The two tanks at issue have more waste to be removed than other remaining C Farm Tanks. Plans call for pumping it into two sturdier double-shell tanks where the waste will be stored until it can be treated for disposal.

Pumping to remove 316,000 gallons of waste from Tank C-102 had been expected to begin about a year ago. But a Washington River Protection Solutions engineer raised the question of whether there might be a flammable gas issue that had not been previously considered, based on an incident in Denmark, said Tom Fletcher, DOE assistant manager of the Hanford tank farms.
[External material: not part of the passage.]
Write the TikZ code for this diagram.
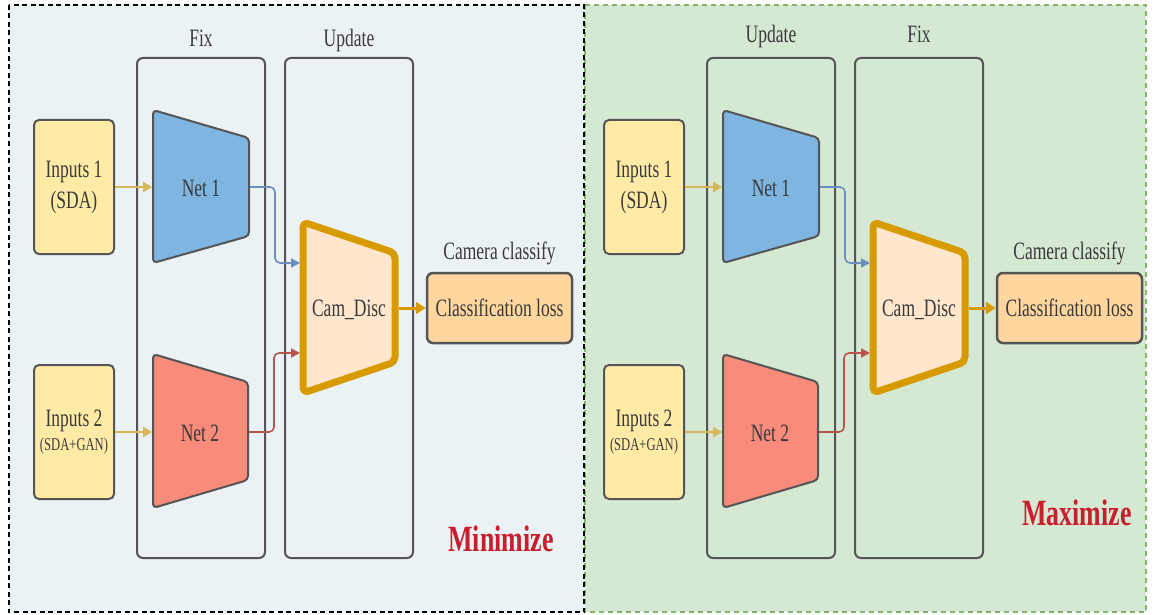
\documentclass[tikz,border=0pt]{standalone}
\usepackage{fontspec}
\usepackage{graphicx}
\setmainfont{Liberation Serif}
\usetikzlibrary{arrows.meta}
\definecolor{leftbg}{HTML}{EBF2F5}
\definecolor{rightbg}{HTML}{D5E8D4}
\definecolor{greenline}{HTML}{82B366}
\definecolor{inyellow}{HTML}{FFEBA6}
\definecolor{netblue}{HTML}{7EB6E1}
\definecolor{netred}{HTML}{F98B7B}
\definecolor{discfill}{HTML}{FFE6CC}
\definecolor{discline}{HTML}{D79B00}
\definecolor{lossfill}{HTML}{FFD69E}
\definecolor{boxline}{HTML}{555555}
\definecolor{txt}{HTML}{3A3A3A}
\definecolor{arrowyellow}{HTML}{D6B656}
\definecolor{arrowblue}{HTML}{6C8EBF}
\definecolor{arrowred}{HTML}{B85450}
\definecolor{wordred}{HTML}{C81E2D}
\newcommand\sq[1]{\scalebox{0.7}[1]{#1}}
\tikzset{
  txtfont/.style={font=\fontsize{25}{31}\selectfont, text=txt},
  inputbox/.style={draw=boxline, line width=2pt, fill=inyellow, rounded corners=5pt,
    minimum width=80pt, minimum height=134pt, inner sep=0pt, txtfont, align=center},
  groupbox/.style={draw=boxline, line width=2pt, rounded corners=6pt,
    minimum width=128pt, minimum height=500pt, inner sep=0pt},
  grouplabel/.style={txtfont, anchor=base},
  netshape/.style={draw=boxline, line width=2pt, rounded corners=4pt},
  disc/.style={draw=discline, fill=discfill, line width=7pt, rounded corners=5pt, line join=round},
  lossbox/.style={draw=boxline, line width=2.5pt, fill=lossfill, rounded corners=6pt,
    minimum width=145pt, minimum height=70pt, inner sep=0pt, txtfont},
  plain/.style={txtfont, inner sep=0pt},
  feed/.style={draw=arrowyellow, line width=2.5pt, -{Triangle[length=9pt,width=10pt]}},
  bluecon/.style={draw=arrowblue, line width=1.6pt, rounded corners=5pt, -{Triangle[length=9pt,width=9pt]}},
  redcon/.style={draw=arrowred, line width=1.6pt, rounded corners=5pt, -{Triangle[length=9pt,width=9pt]}},
  outcon/.style={draw=discline, line width=3pt, -{Triangle[length=10pt,width=12pt]}},
  bigword/.style={font=\fontsize{37}{40}\selectfont\bfseries, text=wordred, anchor=base, inner sep=0pt},
}
\newcommand\DrawPanel[7]{%
  \node[groupbox] (ga#1) at (201,308) {};
  \node[groupbox] (gb#1) at (349,308) {};
  \node[grouplabel] (la#1) at (201,#4) {\sq{#2}};
  \node[grouplabel] (lb#1) at (349,#4) {\sq{#3}};
  \node[inputbox] (in1#1) at (74,187) {\sq{Inputs 1}\\\sq{(SDA)}};
  \node[inputbox] (in2#1) at (74,432) {\begin{tabular}{@{}c@{}}\sq{Inputs 2}\\[-7pt]{\fontsize{18}{22}\selectfont\sq{(SDA+GAN)}}\end{tabular}};
  \draw[netshape, fill=netblue] (153,110) -- (249,138) -- (249,236) -- (153,263) -- cycle;
  \draw[netshape, fill=netred] (153,354) -- (248,382) -- (248,480) -- (153,508) -- cycle;
  \node[plain] (net1#1) at (201,188) {\sq{Net 1}};
  \node[plain] (net2#1) at (200,433) {\sq{Net 2}};
  \coordinate (n1in#1) at (152,187);
  \coordinate (n2in#1) at (152,432);
  \coordinate (n1out#1) at (250,187);
  \coordinate (n2out#1) at (249,432);
  \draw[disc] (303,222) -- (395,253) -- (395,362) -- (303,393) -- cycle;
  \node[plain] (cam#1) at (349,310) {\sq{Cam\_Disc}};
  \coordinate (camin1#1) at (300,263);
  \coordinate (camin2#1) at (300,353);
  \coordinate (camout#1) at (399,308);
  \node[lossbox] (loss#1) at (499.5,308) {\sq{Classification loss}};
  \node[grouplabel] (cc#1) at (499.5,259) {\sq{Camera classify}};
  \node[bigword] (word#1) at (#6,#7) {\sq{#5}};
  \draw[feed] (in1#1.east) -- (n1in#1);
  \draw[feed] (in2#1.east) -- (n2in#1);
  \draw[bluecon] (n1out#1) -- ++(25,0) |- (camin1#1);
  \draw[redcon] (n2out#1) -- ++(25,0) |- (camin2#1);
  \draw[outcon] (camout#1) -- (loss#1.west);
}
\begin{document}
\begin{tikzpicture}[x=1pt, y=-1pt]
  \useasboundingbox (0,0) rectangle (1156,615);
  \fill[white] (0,0) rectangle (1156,615);
  \draw[fill=rightbg, draw=greenline, line width=2pt, dash pattern=on 5pt off 4pt] (585,5) rectangle (1146,612);
  \draw[fill=leftbg, draw=black, line width=2.5pt, dash pattern=on 5pt off 3.5pt] (9,5) rectangle (584,612);
  \begin{scope}
    \DrawPanel{L}{Fix}{Update}{47}{Minimize}{501}{551}
  \end{scope}
  \begin{scope}[xshift=570pt]
    \DrawPanel{R}{Update}{Fix}{43}{Maximize}{507}{525}
  \end{scope}
\end{tikzpicture}
\end{document}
If the sludge gets too deep in one of the double-shell Hanford tanks, flammable gases might not gradually make their way to the head space of the tank and be cleared, as expected. Instead, gases could build up deep in the sludge and then rise in a single large bubble that would increase flammable gas to higher levels than considered safe, under the potential scenario.

To empty all the C Tank Farm waste, the two double-shells being used would need to hold close to 300 inches of sludge.

Initially, Hanford officials determined that they could only defend the safety of storing up to about 172 inches of sludge in a double-shell tank, a level that has since been raised to about 190 inches of sludge, depending on the tank.

Pacific Northwest National Laboratory is studying the issue and should determine this spring if piling sludge too deep poses a credible threat of an accident, Fletcher said.

If it does not, Washington River Protection Solutions could move forward with emptying Tank C-102 and Tank C-105, which holds 132,000 gallons of waste.

However, if it's determined that deep sludge poses the risk of a sudden release of flammable gas within the tank, DOE will prepare to empty the waste in the last of the C Farm tanks into a third double-shell tank. Preparing for the transfer of waste to a third tank would take too long to allow DOE to meet the consent decree deadline for emptying all C Farm tanks, Fletcher said.

DOE also would seek an engineering fix to the problem, such as putting a mixing system into tanks that would have 300 inches of sludge to prevent a large bubble of flammable gas from forming.